▶ Problem details
Stop at the line containing "import seaborn as sns": write out every line from the beginning of the entries up to and including it, minus the pictures.

-- BEGIN Provided information --

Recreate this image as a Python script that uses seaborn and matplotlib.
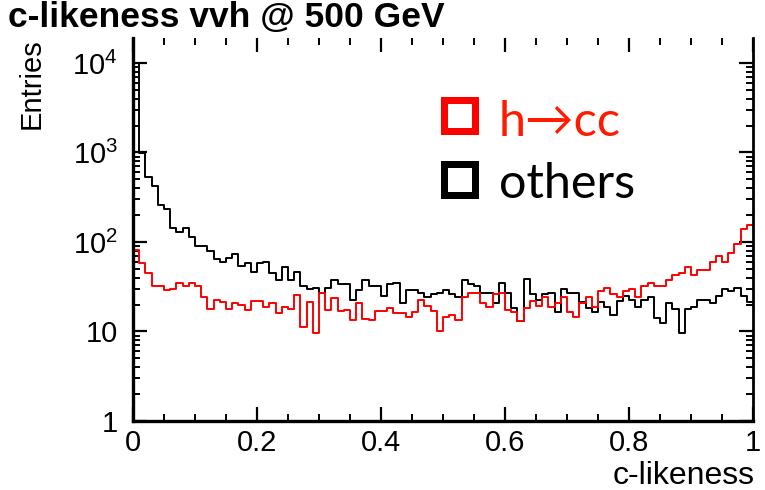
import numpy as np
import pandas as pd
import matplotlib
matplotlib.use("Agg")
import matplotlib.pyplot as plt
from matplotlib.patches import Rectangle
from matplotlib.ticker import MultipleLocator, LogLocator, NullFormatter, FixedLocator
import seaborn as sns

# ---------------- data (100 bins on 0..1) ----------------
n_bins = 100
x_min, x_max = 0.0, 1.0

others = [10000, 980, 537, 426, 259, 232, 142, 128, 142, 115,
          90, 90, 79, 65, 59, 67, 73, 54, 58, 46,
          58, 59, 45, 38, 53, 38, 46, 32, 30, 31,
          27, 31, 38, 34, 34, 22.5, 29, 38, 32, 32,
          25, 34, 35, 21, 29, 29, 27, 24, 26, 27,
          29, 26, 24, 38, 34, 32, 27, 27, 21, 34.5,
          27, 18.5, 13, 39, 26, 22.5, 26, 27, 16.6, 30,
          27, 27, 21.5, 18.5, 16.6, 21.5, 19, 15.3, 22, 25,
          22.5, 19, 22.5, 24, 14, 12.5, 20.6, 17.7, 9.5, 17.7,
          18.6, 22.5, 22.5, 21, 25, 29.6, 28.6, 30.4, 25, 21.5]

hcc = [82, 58, 45, 32, 32, 29, 30, 34.5, 32, 34.5,
       32, 24, 17.7, 22.5, 21.5, 17.7, 20.6, 19.8, 17.4, 22,
       22, 19, 21, 16, 18.6, 17.8, 25.6, 11.3, 21.5, 9.5,
       26.7, 17.4, 23.5, 16.9, 17.4, 13.4, 21, 13.7, 13.4, 17,
       17, 18.5, 16, 16, 14.6, 16.6, 22.5, 19.2, 17, 10.1,
       14.4, 15.3, 13.4, 24, 26.7, 26.7, 21, 19, 26, 26.7,
       17.4, 16.6, 13, 18.2, 22, 19.4, 24, 19, 21, 24,
       16.6, 14.6, 21, 24, 19, 28.6, 31, 26, 24, 28.6,
       29.6, 24, 32, 34.5, 32, 32, 38, 43, 45, 53,
       43, 49, 49, 60, 70, 60, 76, 94, 138, 155]

labels = ["h\u2192cc", "others"]
title = "c-likeness vvh @ 500 GeV"
xlabel = "c-likeness"
ylabel = "Entries"
x_ticks = [0, 0.2, 0.4, 0.6, 0.8, 1]
x_ticklabels = ["0", "0.2", "0.4", "0.6", "0.8", "1"]
y_ticks = [1, 10, 100, 1000, 10000]
y_ticklabels = ["1", "10", "$10^{2}$", "$10^{3}$", "$10^{4}$"]

edges = np.linspace(x_min, x_max, n_bins + 1)
centers = 0.5 * (edges[:-1] + edges[1:])
df = pd.DataFrame({"c": centers, "hcc": hcc, "others": others})

# ---------------- style ----------------
sns.set_theme(style="ticks")
plt.rcParams["font.family"] = ["Liberation Sans", "DejaVu Sans"]
plt.rcParams["mathtext.fontset"] = "custom"
plt.rcParams["mathtext.rm"] = "Liberation Sans"
plt.rcParams["mathtext.default"] = "regular"
for k in ["text.color", "axes.labelcolor", "xtick.color", "ytick.color",
          "xtick.labelcolor", "ytick.labelcolor", "axes.edgecolor"]:
    plt.rcParams[k] = "black"

W, H = 765, 490
fig = plt.figure(figsize=(W / 100, H / 100), dpi=100)
fig.patch.set_facecolor("white")
ax = fig.add_axes([133 / W, 1 - 421 / H, (753 - 133) / W, (421 - 38) / H])
ax.set_facecolor("white")

sns.histplot(data=df, x="c", weights="others", bins=n_bins, binrange=(x_min, x_max),
             element="step", fill=False, color="black", linewidth=1.4, ax=ax)
sns.histplot(data=df, x="c", weights="hcc", bins=n_bins, binrange=(x_min, x_max),
             element="step", fill=False, color="#ff0000", linewidth=1.4, ax=ax)

ax.set_yscale("log")
ax.set_xlim(x_min, x_max)
ax.set_ylim(1, 1.9e4)

ax.xaxis.set_major_locator(FixedLocator(x_ticks))
ax.set_xticklabels(x_ticklabels)
ax.xaxis.set_minor_locator(MultipleLocator(0.05))
ax.yaxis.set_major_locator(FixedLocator(y_ticks))
ax.set_yticklabels(y_ticklabels)
ax.yaxis.set_minor_locator(LogLocator(base=10, subs=np.arange(2, 10)))
ax.yaxis.set_minor_formatter(NullFormatter())

ax.tick_params(which="both", direction="in", top=True, right=True,
               labeltop=False, labelright=False, color="black", labelcolor="black")
ax.tick_params(which="major", length=10, width=1.6, labelsize=21)
ax.tick_params(which="minor", length=5, width=1.4)
ax.tick_params(axis="x", which="major", pad=6)
ax.tick_params(axis="y", which="major", pad=11)

for s in ["left", "bottom"]:
    ax.spines[s].set_linewidth(2.4)
    ax.spines[s].set_color("black")
ax.spines["right"].set_linewidth(2.0)
ax.spines["right"].set_color("black")
ax.spines["top"].set_visible(False)

ax.set_xlabel("")
ax.set_ylabel("")

# axis titles (ROOT style, at the ends of the axes)
fig.text(755 / W, 1 - 476 / H, xlabel, ha="right", va="center", fontsize=23, color="black")
fig.text(32 / W, 1 - 38 / H, ylabel, rotation=90, ha="center", va="top", fontsize=21,
         color="black")

# title
fig.text(8 / W, 1 - 27 / H, title, ha="left", va="baseline",
         fontsize=25.5, fontweight="bold", color="black")

# legend (hollow squares + text)
sq = 31
lw_px = 7
for (label, col, tcol, y_top, y_base) in [
        (labels[0], "#ff0000", "#ff1a00", 97, 136),
        (labels[1], "black", "black", 161, 198)]:
    rect = Rectangle(((440 + lw_px / 2) / W, 1 - (y_top + lw_px / 2 + sq) / H),
                     sq / W, sq / H, transform=fig.transFigure,
                     fill=False, edgecolor=col, linewidth=lw_px * 0.72)
    fig.patches.append(rect)
    fig.text(499 / W, 1 - y_base / H, label, ha="left", va="baseline",
             fontsize=35, color=tcol, family=["Lato", "DejaVu Sans"])

fig.savefig("out.png", dpi=100, facecolor="white")
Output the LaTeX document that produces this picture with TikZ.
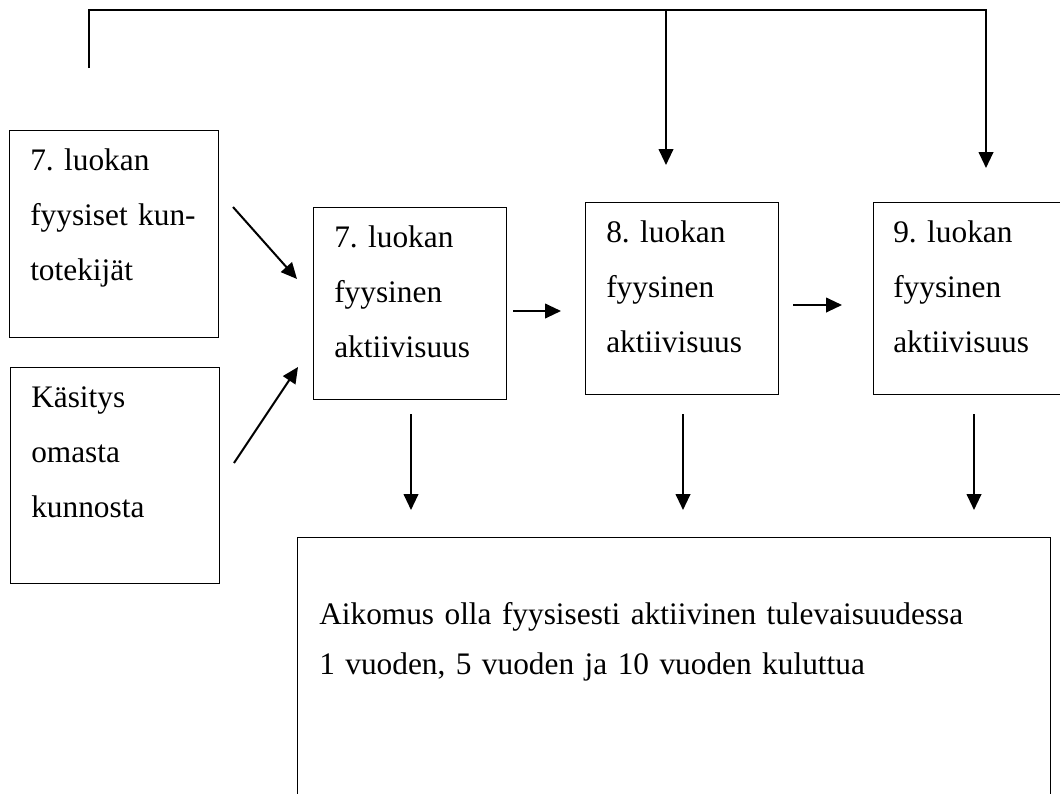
\documentclass[tikz,border=0pt]{standalone}
\usepackage{fontspec}
\setmainfont{Liberation Serif}
\frenchspacing
\usetikzlibrary{arrows.meta}
\tikzset{
  boxnode/.style={draw, line width=1pt, inner sep=0pt, anchor=north west},
  txt/.style={anchor=base west, inner sep=0pt, align=left, text width=#1,
    font=\fontsize{23.5pt}{41.25pt}\selectfont\frenchspacing},
  txt/.default=190pt,
  conn/.style={line width=1.5pt, -{Triangle[length=12pt,width=11pt]}}
}
\begin{document}
\begin{tikzpicture}[x=0.75pt,y=-0.75pt]
\useasboundingbox (0,0) rectangle (1060,793);
\begin{scope}
\clip (0,0) rectangle (1060,793);
% boxes
\node[boxnode, minimum width=209*0.75pt, minimum height=207*0.75pt] (A) at (9,130) {};
\node[boxnode, minimum width=209*0.75pt, minimum height=216*0.75pt] (B) at (10,367) {};
\node[boxnode, minimum width=193*0.75pt, minimum height=192*0.75pt] (C) at (313,207) {};
\node[boxnode, minimum width=193*0.75pt, minimum height=192*0.75pt] (D) at (585,202) {};
\node[boxnode, minimum width=230*0.75pt, minimum height=192*0.75pt] (E) at (873,202) {};
\node[boxnode, minimum width=753*0.75pt, minimum height=280*0.75pt] (F) at (297,537) {};
\end{scope}
% texts
\node[txt] (tA) at (30,170) {7. luokan\\fyysiset kun-\\totekijät};
\node[txt] (tB) at (31,407) {Käsitys\\omasta\\kunnosta};
\node[txt] (tC) at (334,247) {7. luokan\\fyysinen\\aktiivisuus};
\node[txt] (tD) at (606,242) {8. luokan\\fyysinen\\aktiivisuus};
\node[txt] (tE) at (893,242) {9. luokan\\fyysinen\\aktiivisuus};
\node[txt=600pt, font=\fontsize{23.5pt}{37.5pt}\selectfont\frenchspacing] (tF) at (319,624)
  {Aikomus olla fyysisesti aktiivinen tulevaisuudessa\\1 vuoden, 5 vuoden ja 10 vuoden kuluttua};
% connector end points
\coordinate (a1s) at (233,207); \coordinate (a1e) at (297,279);
\coordinate (a2s) at (234,463); \coordinate (a2e) at (298,367);
\coordinate (a3s) at (513,311); \coordinate (a3e) at (561,311);
\coordinate (a4s) at (793,305); \coordinate (a4e) at (842,305);
\coordinate (d1s) at (411,414); \coordinate (d1e) at (411,510);
\coordinate (d2s) at (683,414); \coordinate (d2e) at (683,510);
\coordinate (d3s) at (974,414); \coordinate (d3e) at (974,510);
\coordinate (t0) at (89,68);
\coordinate (t1) at (89,10);
\coordinate (t2) at (986,10);
\coordinate (t3) at (986,168);
\coordinate (tb) at (666,10);
\coordinate (tbe) at (666,165);
% connectors
\draw[conn] (a1s) -- (a1e);
\draw[conn] (a2s) -- (a2e);
\draw[conn] (a3s) -- (a3e);
\draw[conn] (a4s) -- (a4e);
\draw[conn] (d1s) -- (d1e);
\draw[conn] (d2s) -- (d2e);
\draw[conn] (d3s) -- (d3e);
\draw[conn, line join=miter] (t0) -- (t1) -- (t2) -- (t3);
\draw[conn] (tb) -- (tbe);
\end{tikzpicture}
\end{document}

-- END Provided information --

▶ Result of this exercise
Recreate this image as a Python script that uses seaborn and matplotlib.
import numpy as np
import pandas as pd
import matplotlib
matplotlib.use("Agg")
import matplotlib.pyplot as plt
from matplotlib.patches import Rectangle
from matplotlib.ticker import MultipleLocator, LogLocator, NullFormatter, FixedLocator
import seaborn as sns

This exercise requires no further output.